Security issues broadly can be boiled down into 2 categories
- Seriously mindblowing 0 days no one even considered that shock and amaze you with the hackers thinking
- Developers that took shortcuts to meet some kind of deadline
Btw that second category isn't the fault of developers but more the external pressure on devs from project stakeholders that place shipping functionality over considering security impacts
@insiderphd It is the fault of developers-that-take-short-cuts-because-they-don't-know-how-to-do-it-properly-but-are-too-proud/lazy-to-learn.

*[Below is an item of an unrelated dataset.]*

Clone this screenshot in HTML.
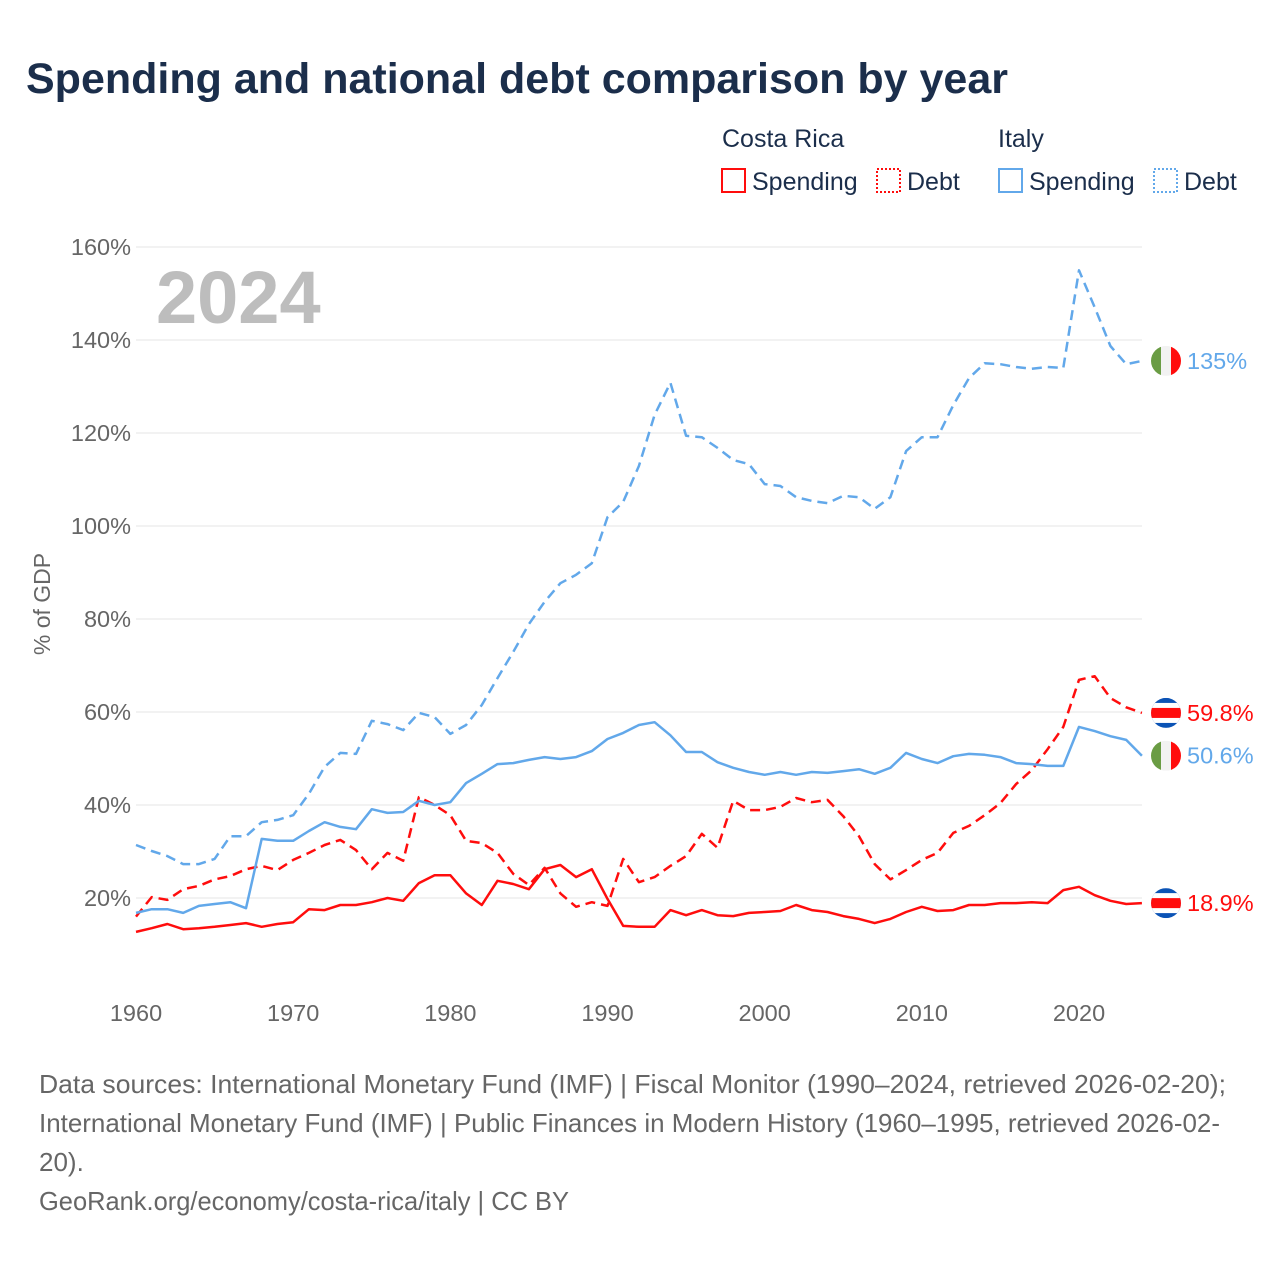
<!DOCTYPE html>
<html><head><meta charset="utf-8"><style>
body{margin:0;background:#fff;}
svg text{font-family:"Liberation Sans",sans-serif;}
</style></head><body>
<svg id="chart" width="1280" height="1280" viewBox="0 0 1280 1280" xmlns="http://www.w3.org/2000/svg">
<rect width="1280" height="1280" fill="#fff"/>
<text x="26" y="93" font-size="43" font-weight="bold" fill="#1b2e4b">Spending and national debt comparison by year</text>
<g font-size="25" fill="#1b2e4b">
<text x="722" y="147">Costa Rica</text>
<text x="998" y="147">Italy</text>
<g><rect x="722" y="169" width="23" height="23" fill="none" stroke="#ff0d0d" stroke-width="2"/><text x="752" y="190">Spending</text></g>
<g><rect x="877" y="169" width="23" height="23" fill="none" stroke="#ff0d0d" stroke-width="2" stroke-dasharray="2,2"/><text x="907" y="190">Debt</text></g>
<g><rect x="999" y="169" width="23" height="23" fill="none" stroke="#62a8ea" stroke-width="2"/><text x="1029" y="190">Spending</text></g>
<g><rect x="1154" y="169" width="23" height="23" fill="none" stroke="#62a8ea" stroke-width="2" stroke-dasharray="2,2"/><text x="1184" y="190">Debt</text></g>
</g>
<g id="grid"></g>
<text x="156" y="323" font-size="74" font-weight="bold" fill="#bdbdbd">2024</text>
<text transform="translate(50,604) rotate(-90)" text-anchor="middle" font-size="23" fill="#666">% of GDP</text>
<g id="series"></g>
<g id="ends"></g>
<g font-size="26" fill="#666">
<text x="39" y="1093" textLength="1187" lengthAdjust="spacingAndGlyphs">Data sources: International Monetary Fund (IMF) | Fiscal Monitor (1990–2024, retrieved 2026-02-20);</text>
<text x="39" y="1132" textLength="1181" lengthAdjust="spacingAndGlyphs">International Monetary Fund (IMF) | Public Finances in Modern History (1960–1995, retrieved 2026-02-</text>
<text x="39" y="1171">20).</text>
<text x="39" y="1210" textLength="530" lengthAdjust="spacingAndGlyphs">GeoRank.org/economy/costa-rica/italy | CC BY</text>
</g>
</svg>
<script>
const years = [];
for (let y = 1960; y <= 2024; y++) years.push(y);
const yTicks = [20,40,60,80,100,120,140,160];
const xTicks = [1960,1970,1980,1990,2000,2010,2020];
const crSpending = [12.7,13.5,14.4,13.3,13.5,13.8,14.2,14.6,13.8,14.4,14.8,17.6,17.4,18.5,18.5,19.1,20,19.4,23.2,24.9,24.9,21,18.5,23.7,23,21.9,26.2,27.1,24.5,26.2,19.8,14,13.8,13.8,17.4,16.3,17.4,16.3,16.1,16.8,17,17.2,18.5,17.4,17,16.1,15.5,14.6,15.5,17,18.1,17.2,17.4,18.5,18.5,18.9,18.9,19.1,18.9,21.7,22.4,20.6,19.4,18.7,18.9];
const crDebt = [16,20.2,19.6,21.9,22.6,24,24.7,26.2,26.9,26,28.2,29.7,31.4,32.5,30.3,26.2,29.7,28,41.7,40,37.8,32.3,31.8,29.7,25.2,22.8,26.5,21,18.1,19.1,18.3,28.4,23.4,24.5,26.9,29,33.8,30.8,40.9,38.9,38.9,39.6,41.5,40.6,41.1,37.6,33.3,27.3,24,26,28.2,29.7,34,35.5,37.8,40.4,44.5,47.5,52,56.8,66.9,67.7,63,61,59.8];
const itSpending = [16.8,17.6,17.6,16.8,18.3,18.7,19.1,17.8,32.7,32.3,32.3,34.4,36.3,35.3,34.8,39.1,38.3,38.5,40.9,40,40.6,44.7,46.7,48.8,49,49.7,50.3,49.9,50.3,51.6,54.2,55.5,57.2,57.8,55,51.4,51.4,49.2,48,47.1,46.5,47.1,46.5,47.1,46.9,47.3,47.7,46.7,48,51.2,49.9,49,50.5,51,50.8,50.3,49,48.8,48.4,48.4,56.8,55.9,54.8,54,50.6];
const itDebt = [31.4,30.1,29,27.3,27.3,28.4,33.3,33.3,36.3,36.8,37.8,42.4,48.2,51.2,51,58.1,57.4,56.1,59.8,58.9,55.3,57.2,61.5,67.3,72.9,78.9,83.7,87.7,89.5,92,101.9,105.2,112.9,123.9,130.8,119.4,119.1,116.8,114.2,113.3,109,108.6,106.2,105.4,104.9,106.5,106.2,103.7,106.2,116.1,119.1,119.1,126,131.8,135,134.8,134.2,133.8,134.2,134,155,147,138.7,134.8,135.5];
const endLabels = ["18.9%","59.8%","50.6%","135%"];

const NS = "http://www.w3.org/2000/svg";
const xs = y => 136 + (y - 1960) * (1079 - 136) / 60;
const ys = v => 991 - v * 4.65;
function mk(tag, attrs, parent){const e=document.createElementNS(NS,tag);for(const k in attrs)e.setAttribute(k,attrs[k]);parent.appendChild(e);return e;}
const grid = document.getElementById('grid');
yTicks.forEach(t=>{
  const l = mk('line',{x1:136,x2:1142,y1:ys(t),y2:ys(t),stroke:'#e6e6e6','stroke-width':1},grid);
  
  
  const tx = mk('text',{x:131,y:ys(t)+8,'text-anchor':'end','font-size':23.5,fill:'#666'},grid);
  tx.textContent = t+'%';
  
  
});
xTicks.forEach(t=>{
  const tx = mk('text',{x:xs(t),y:1021,'text-anchor':'middle','font-size':23.5,fill:'#666'},grid);
  tx.textContent = t;
  
  
});
const series = document.getElementById('series');
function line(vals,color,dash,name){
  const d = vals.map((v,i)=>(i?'L':'M')+xs(years[i]).toFixed(1)+','+ys(v).toFixed(1)).join('');
  const p = mk('path',{d:d,fill:'none',stroke:color,'stroke-width':2.5,'stroke-linejoin':'round'},series);
  if(dash) p.setAttribute('stroke-dasharray','10,6');
  
  
}
line(crSpending,'#ff0d0d',false,'line-costa-rica-spending');
line(crDebt,'#ff0d0d',true,'line-costa-rica-debt');
line(itSpending,'#62a8ea',false,'line-italy-spending');
line(itDebt,'#62a8ea',true,'line-italy-debt');

const ends = document.getElementById('ends');
function crFlag(cy){
  const g = mk('g',{},ends);
  
  
  const cp = mk('clipPath',{id:'c'+Math.round(cy)},g);
  mk('circle',{cx:1166,cy:cy,r:15},cp);
  const gg = mk('g',{'clip-path':'url(#c'+Math.round(cy)+')'},g);
  mk('rect',{x:1151,y:cy-15,width:30,height:30,fill:'#0b53b5'},gg);
  mk('rect',{x:1151,y:cy-10,width:30,height:20,fill:'#fff'},gg);
  mk('rect',{x:1151,y:cy-5,width:30,height:10,fill:'#ff0d0d'},gg);
}
function itFlag(cy){
  const g = mk('g',{},ends);
  
  
  const cp = mk('clipPath',{id:'i'+Math.round(cy)},g);
  mk('circle',{cx:1166,cy:cy,r:15},cp);
  const gg = mk('g',{'clip-path':'url(#i'+Math.round(cy)+')'},g);
  mk('rect',{x:1151,y:cy-15,width:10,height:30,fill:'#6a9c44'},gg);
  mk('rect',{x:1161,y:cy-15,width:10,height:30,fill:'#f2f2f2'},gg);
  mk('rect',{x:1171,y:cy-15,width:10,height:30,fill:'#ff0d0d'},gg);
}
const last = [crSpending, crDebt, itSpending, itDebt].map(a=>a[a.length-1]);
const colors = ['#ff0d0d','#ff0d0d','#62a8ea','#62a8ea'];
last.forEach((v,i)=>{
  const cy = ys(v);
  if(i<2) crFlag(cy); else itFlag(cy);
  const t = mk('text',{x:1187,y:cy+8,'font-size':23.5,fill:colors[i]},ends);
  t.textContent = endLabels[i];
  
  
});
</script>
</body></html>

But more usually it's not the fault of developers that are browbeaten into meeting pointless feature deadlines by project managers whose toolbox only contains "do management very assertively, keep pestering until they say yes to make you go away, then throw them under the bus"
@dvavasour I would question is it because they are too lazy/proud to learn, is it really laziness or that what they are measured on is fundamentally lines of code written/features implemented/deadlines met and security is rarely easily measured in the same ways, shouldn't management also take some of the blame for not prioritising developer education / making security a KPI for developers so it's not something they can do later/easily forget?
@insiderphd Mmm, one of my interview techniques is to (where I can) probe candidates to the point where they don't know the answer. I want to see how they behave at that point. A disappointing number try to make out I was asking a different question rather than show how they act when out of their depth. The best candidates discuss the nearest equivalent space they know and approaches to get to what I'm asking about.